Photography Exhibits

Photo from "Fighting to Care: California's Social Workers SEIU 535"
Exhibit at U.C. Berkeley Institute of Industrial Relations 1/15-7/15 2002, photo 7 of 12

Adoptions Worker Amy Dooha-Chambers (right) with Paula McMurray and the children that Dooha-Chambers helped her adopt. (1997)

Alameda County adoption worker Amy Dooha-Chambers loves doing adoptions, and one of the reasons is the opportunity to place children with mothers like Paula McMurray.

When Paula McMurray's daughter graduated from high school, McMurray wanted to do something meaningful. She had just received a severance package from AT&T after being laid off as a result of the company's downsizing. She knew several grandparents in her community who were having trouble caring for the children of their drug-addicted daughters, so she decided to help. She began attending a program to train foster mothers to care for drug-addicted and HIV-positive babies. Since then she has adopted four children, all of whom were drug exposed. She described the experience as both the most difficult and the most rewarding in her life.

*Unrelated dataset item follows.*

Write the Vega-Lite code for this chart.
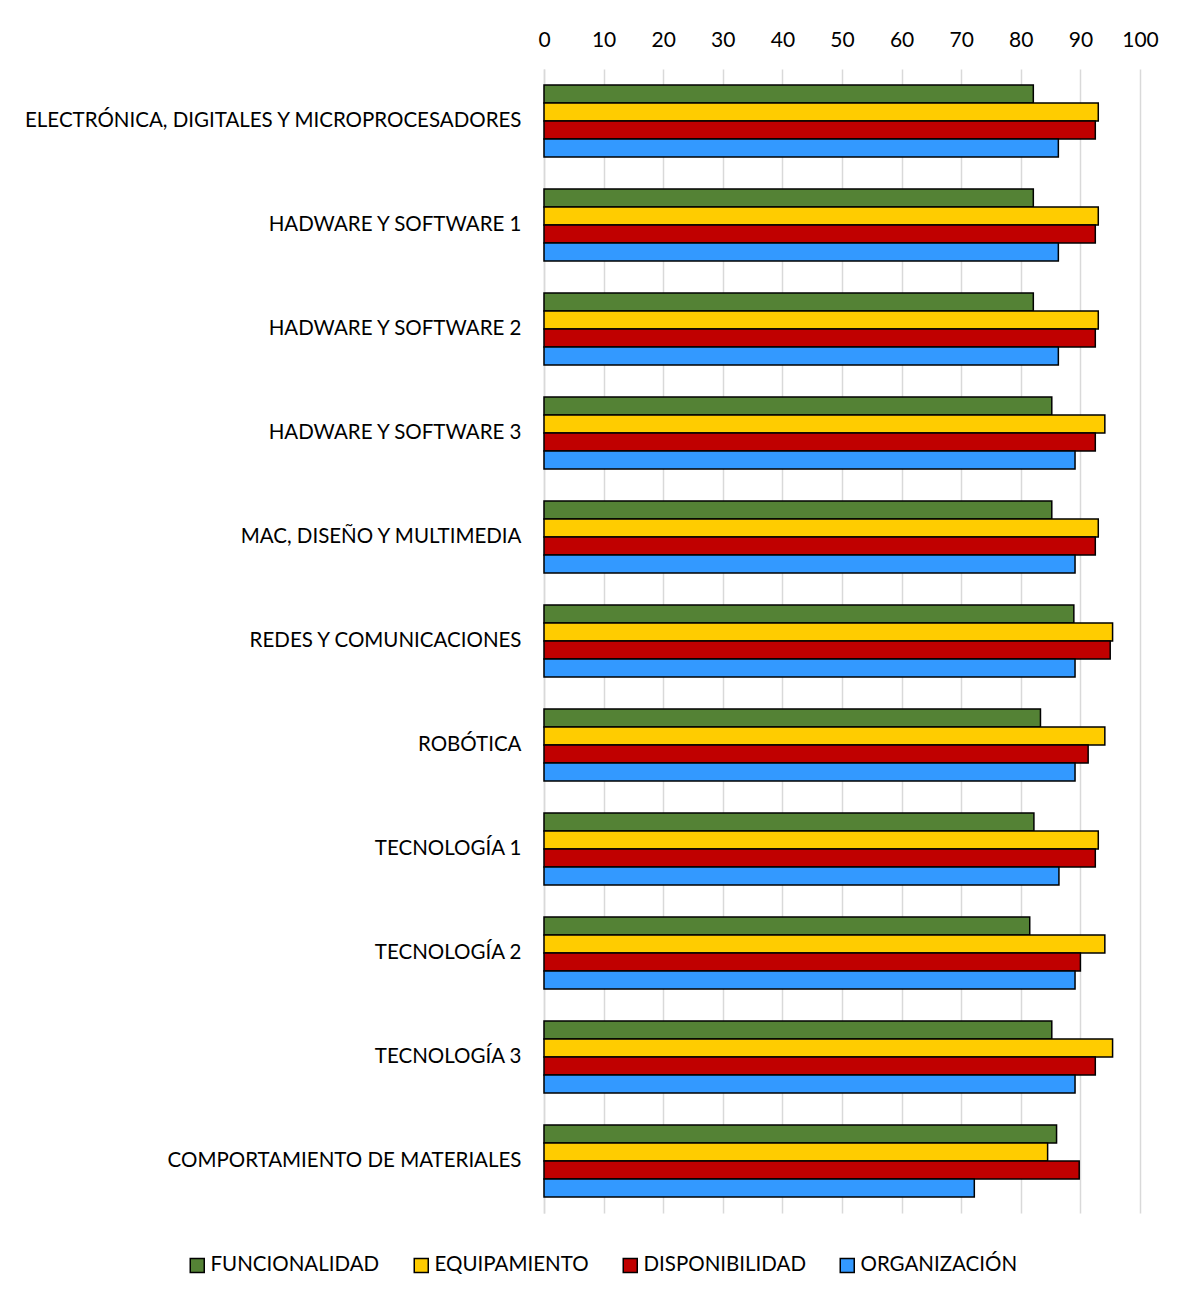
{
  "$schema": "https://vega.github.io/schema/vega-lite/v6.json",
  "autosize": {"type": "none"},
  "width": 596,
  "height": 1144,
  "padding": {"left": 544, "top": 69, "right": 50, "bottom": 84},
  "background": "white",
  "config": {
    "font": "Lato",
    "view": {"stroke": null},
    "axis": {"labelFont": "Lato", "labelColor": "#000000", "labelFontSize": 20.5, "ticks": false, "title": null}
  },
  "data": {
    "values": [
      {"categoria": "ELECTRÓNICA, DIGITALES Y MICROPROCESADORES", "serie": "FUNCIONALIDAD", "valor": 82.1},
      {"categoria": "ELECTRÓNICA, DIGITALES Y MICROPROCESADORES", "serie": "EQUIPAMIENTO", "valor": 93.0},
      {"categoria": "ELECTRÓNICA, DIGITALES Y MICROPROCESADORES", "serie": "DISPONIBILIDAD", "valor": 92.5},
      {"categoria": "ELECTRÓNICA, DIGITALES Y MICROPROCESADORES", "serie": "ORGANIZACIÓN", "valor": 86.3},
      {"categoria": "HADWARE Y SOFTWARE 1", "serie": "FUNCIONALIDAD", "valor": 82.1},
      {"categoria": "HADWARE Y SOFTWARE 1", "serie": "EQUIPAMIENTO", "valor": 93.0},
      {"categoria": "HADWARE Y SOFTWARE 1", "serie": "DISPONIBILIDAD", "valor": 92.5},
      {"categoria": "HADWARE Y SOFTWARE 1", "serie": "ORGANIZACIÓN", "valor": 86.3},
      {"categoria": "HADWARE Y SOFTWARE 2", "serie": "FUNCIONALIDAD", "valor": 82.1},
      {"categoria": "HADWARE Y SOFTWARE 2", "serie": "EQUIPAMIENTO", "valor": 93.0},
      {"categoria": "HADWARE Y SOFTWARE 2", "serie": "DISPONIBILIDAD", "valor": 92.5},
      {"categoria": "HADWARE Y SOFTWARE 2", "serie": "ORGANIZACIÓN", "valor": 86.3},
      {"categoria": "HADWARE Y SOFTWARE 3", "serie": "FUNCIONALIDAD", "valor": 85.2},
      {"categoria": "HADWARE Y SOFTWARE 3", "serie": "EQUIPAMIENTO", "valor": 94.1},
      {"categoria": "HADWARE Y SOFTWARE 3", "serie": "DISPONIBILIDAD", "valor": 92.5},
      {"categoria": "HADWARE Y SOFTWARE 3", "serie": "ORGANIZACIÓN", "valor": 89.1},
      {"categoria": "MAC, DISEÑO Y MULTIMEDIA", "serie": "FUNCIONALIDAD", "valor": 85.2},
      {"categoria": "MAC, DISEÑO Y MULTIMEDIA", "serie": "EQUIPAMIENTO", "valor": 93.0},
      {"categoria": "MAC, DISEÑO Y MULTIMEDIA", "serie": "DISPONIBILIDAD", "valor": 92.5},
      {"categoria": "MAC, DISEÑO Y MULTIMEDIA", "serie": "ORGANIZACIÓN", "valor": 89.1},
      {"categoria": "REDES Y COMUNICACIONES", "serie": "FUNCIONALIDAD", "valor": 88.9},
      {"categoria": "REDES Y COMUNICACIONES", "serie": "EQUIPAMIENTO", "valor": 95.4},
      {"categoria": "REDES Y COMUNICACIONES", "serie": "DISPONIBILIDAD", "valor": 95.0},
      {"categoria": "REDES Y COMUNICACIONES", "serie": "ORGANIZACIÓN", "valor": 89.1},
      {"categoria": "ROBÓTICA", "serie": "FUNCIONALIDAD", "valor": 83.3},
      {"categoria": "ROBÓTICA", "serie": "EQUIPAMIENTO", "valor": 94.1},
      {"categoria": "ROBÓTICA", "serie": "DISPONIBILIDAD", "valor": 91.3},
      {"categoria": "ROBÓTICA", "serie": "ORGANIZACIÓN", "valor": 89.1},
      {"categoria": "TECNOLOGÍA 1", "serie": "FUNCIONALIDAD", "valor": 82.2},
      {"categoria": "TECNOLOGÍA 1", "serie": "EQUIPAMIENTO", "valor": 93.0},
      {"categoria": "TECNOLOGÍA 1", "serie": "DISPONIBILIDAD", "valor": 92.5},
      {"categoria": "TECNOLOGÍA 1", "serie": "ORGANIZACIÓN", "valor": 86.4},
      {"categoria": "TECNOLOGÍA 2", "serie": "FUNCIONALIDAD", "valor": 81.5},
      {"categoria": "TECNOLOGÍA 2", "serie": "EQUIPAMIENTO", "valor": 94.1},
      {"categoria": "TECNOLOGÍA 2", "serie": "DISPONIBILIDAD", "valor": 90.0},
      {"categoria": "TECNOLOGÍA 2", "serie": "ORGANIZACIÓN", "valor": 89.1},
      {"categoria": "TECNOLOGÍA 3", "serie": "FUNCIONALIDAD", "valor": 85.2},
      {"categoria": "TECNOLOGÍA 3", "serie": "EQUIPAMIENTO", "valor": 95.4},
      {"categoria": "TECNOLOGÍA 3", "serie": "DISPONIBILIDAD", "valor": 92.5},
      {"categoria": "TECNOLOGÍA 3", "serie": "ORGANIZACIÓN", "valor": 89.1},
      {"categoria": "COMPORTAMIENTO DE MATERIALES", "serie": "FUNCIONALIDAD", "valor": 86.0},
      {"categoria": "COMPORTAMIENTO DE MATERIALES", "serie": "EQUIPAMIENTO", "valor": 84.5},
      {"categoria": "COMPORTAMIENTO DE MATERIALES", "serie": "DISPONIBILIDAD", "valor": 89.8},
      {"categoria": "COMPORTAMIENTO DE MATERIALES", "serie": "ORGANIZACIÓN", "valor": 72.2}
    ]
  },
  "mark": {"type": "bar", "stroke": "#000000", "strokeWidth": 1.5},
  "encoding": {
    "y": {
      "field": "categoria",
      "type": "nominal",
      "sort": null,
      "scale": {"paddingInner": 0.308, "paddingOuter": 0.154},
      "axis": {"labelPadding": 23, "domainColor": "#d9d9d9", "domainWidth": 1.5, "labelLimit": 600}
    },
    "yOffset": {
      "field": "serie",
      "type": "nominal",
      "sort": ["FUNCIONALIDAD", "EQUIPAMIENTO", "DISPONIBILIDAD", "ORGANIZACIÓN"],
      "scale": {"paddingInner": 0, "paddingOuter": 0}
    },
    "x": {
      "field": "valor",
      "type": "quantitative",
      "scale": {"domain": [0, 100], "nice": false},
      "axis": {
        "orient": "top",
        "values": [0, 10, 20, 30, 40, 50, 60, 70, 80, 90, 100],
        "labelPadding": 19,
        "labelFlush": false,
        "labelFontSize": 21,
        "domain": false,
        "grid": true,
        "gridColor": "#d9d9d9",
        "gridWidth": 1.5
      }
    },
    "fill": {
      "field": "serie",
      "type": "nominal",
      "scale": {
        "domain": ["FUNCIONALIDAD", "EQUIPAMIENTO", "DISPONIBILIDAD", "ORGANIZACIÓN"],
        "range": ["#548235", "#FFCC00", "#C00000", "#3399FF"]
      },
      "legend": {
        "orient": "none",
        "direction": "horizontal",
        "legendX": -357,
        "legendY": 1186,
        "title": null,
        "symbolType": "square",
        "symbolSize": 196,
        "symbolStrokeColor": "#000000",
        "symbolStrokeWidth": 1.5,
        "labelFont": "Lato",
        "labelFontSize": 20.5,
        "labelColor": "#000000",
        "labelOffset": 3,
        "columnPadding": 31,
        "labelLimit": 400
      }
    }
  }
}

"When you first get them you have this fragile baby in front of you, but they are not responding to the natural hugs and stuff, so you think, 'What did I do wrong? Why doesn't this baby want me to hug him?' And you start feeling so bad and frustrated, because who doesn't respond to a hug? But they can't, so you have to keep doing it and doing it without getting the gratification. Then finally one day you see the baby smile, or maybe he sleeps all night, or maybe the tremors are not over the whole body but just over the face-that is the best part-you get to watch this wonderful metamorphosis take place. Before you had no idea what was going to happen. All you had was hope and the belief that it was going to be okay, and now you get to see this wonderful being come to life."